- [Data shown]:
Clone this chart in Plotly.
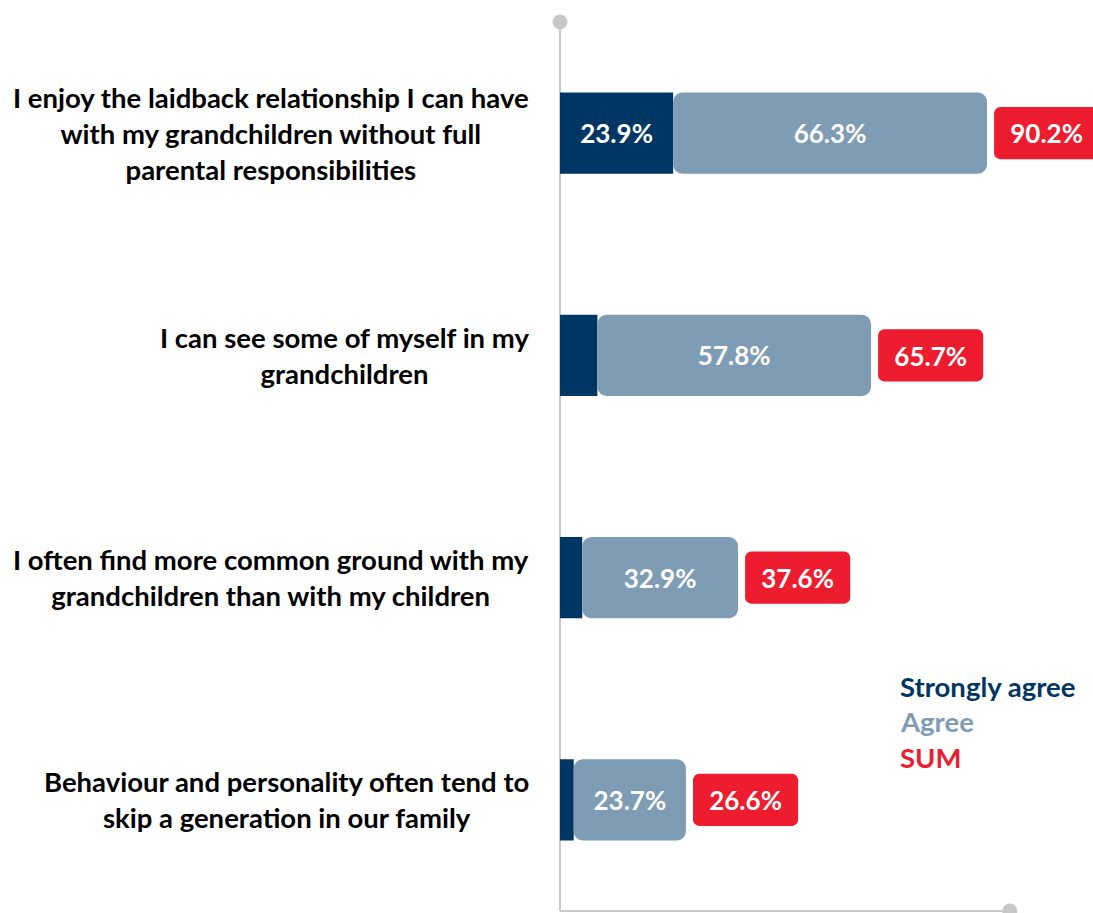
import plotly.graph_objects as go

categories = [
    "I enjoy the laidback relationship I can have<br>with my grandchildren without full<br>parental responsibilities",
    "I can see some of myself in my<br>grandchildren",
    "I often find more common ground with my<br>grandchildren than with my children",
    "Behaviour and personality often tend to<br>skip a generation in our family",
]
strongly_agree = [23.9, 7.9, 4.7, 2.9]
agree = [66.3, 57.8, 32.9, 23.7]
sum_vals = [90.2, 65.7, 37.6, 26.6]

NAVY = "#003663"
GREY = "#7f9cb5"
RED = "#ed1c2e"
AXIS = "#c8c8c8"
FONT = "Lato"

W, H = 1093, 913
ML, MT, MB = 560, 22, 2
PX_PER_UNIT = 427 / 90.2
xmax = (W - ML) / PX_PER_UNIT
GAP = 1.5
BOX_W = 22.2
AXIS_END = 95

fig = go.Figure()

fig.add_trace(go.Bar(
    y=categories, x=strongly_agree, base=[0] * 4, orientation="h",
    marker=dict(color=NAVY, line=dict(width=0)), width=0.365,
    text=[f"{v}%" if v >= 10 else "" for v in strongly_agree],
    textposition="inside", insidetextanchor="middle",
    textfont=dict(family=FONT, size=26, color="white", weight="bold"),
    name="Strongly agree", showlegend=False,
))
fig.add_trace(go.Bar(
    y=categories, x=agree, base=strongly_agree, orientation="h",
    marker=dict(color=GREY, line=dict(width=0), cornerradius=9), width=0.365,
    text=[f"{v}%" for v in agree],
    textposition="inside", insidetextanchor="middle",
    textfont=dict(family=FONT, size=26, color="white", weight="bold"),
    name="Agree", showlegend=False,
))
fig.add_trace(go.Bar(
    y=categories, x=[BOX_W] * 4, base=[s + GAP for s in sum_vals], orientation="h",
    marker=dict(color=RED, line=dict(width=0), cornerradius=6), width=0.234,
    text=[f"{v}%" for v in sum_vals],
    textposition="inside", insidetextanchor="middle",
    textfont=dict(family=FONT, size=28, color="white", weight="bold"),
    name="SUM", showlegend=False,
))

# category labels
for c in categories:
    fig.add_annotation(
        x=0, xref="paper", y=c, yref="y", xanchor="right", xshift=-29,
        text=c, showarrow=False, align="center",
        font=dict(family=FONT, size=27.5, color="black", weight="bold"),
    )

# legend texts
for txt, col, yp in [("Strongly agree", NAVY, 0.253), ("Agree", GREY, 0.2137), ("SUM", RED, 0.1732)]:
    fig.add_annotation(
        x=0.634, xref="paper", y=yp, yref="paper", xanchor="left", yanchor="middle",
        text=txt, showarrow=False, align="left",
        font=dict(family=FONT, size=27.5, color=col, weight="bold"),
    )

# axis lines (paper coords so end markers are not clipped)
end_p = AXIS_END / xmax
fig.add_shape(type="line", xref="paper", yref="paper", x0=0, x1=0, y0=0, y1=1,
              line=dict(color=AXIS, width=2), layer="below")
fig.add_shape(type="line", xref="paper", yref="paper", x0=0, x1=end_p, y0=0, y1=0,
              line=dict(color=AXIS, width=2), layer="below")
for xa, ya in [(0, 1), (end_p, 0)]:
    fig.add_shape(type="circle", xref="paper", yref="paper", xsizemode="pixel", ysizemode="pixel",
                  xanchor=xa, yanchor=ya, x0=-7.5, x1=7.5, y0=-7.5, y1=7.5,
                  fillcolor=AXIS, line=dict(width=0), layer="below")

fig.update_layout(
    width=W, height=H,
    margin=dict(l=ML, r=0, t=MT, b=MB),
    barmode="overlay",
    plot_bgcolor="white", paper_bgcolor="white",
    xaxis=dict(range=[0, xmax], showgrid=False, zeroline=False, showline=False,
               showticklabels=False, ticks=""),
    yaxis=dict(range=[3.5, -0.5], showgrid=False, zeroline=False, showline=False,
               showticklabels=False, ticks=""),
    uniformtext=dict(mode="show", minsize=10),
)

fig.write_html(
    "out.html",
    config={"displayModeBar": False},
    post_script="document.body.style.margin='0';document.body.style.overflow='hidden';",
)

- [Goal]: Repeat the lines exactly as they stand, from the opening line of the data through the line with "import plotly.graph_objects as go". Pictures stay out of the copy.

- [Task result]:
Clone this chart in Plotly.
import plotly.graph_objects as go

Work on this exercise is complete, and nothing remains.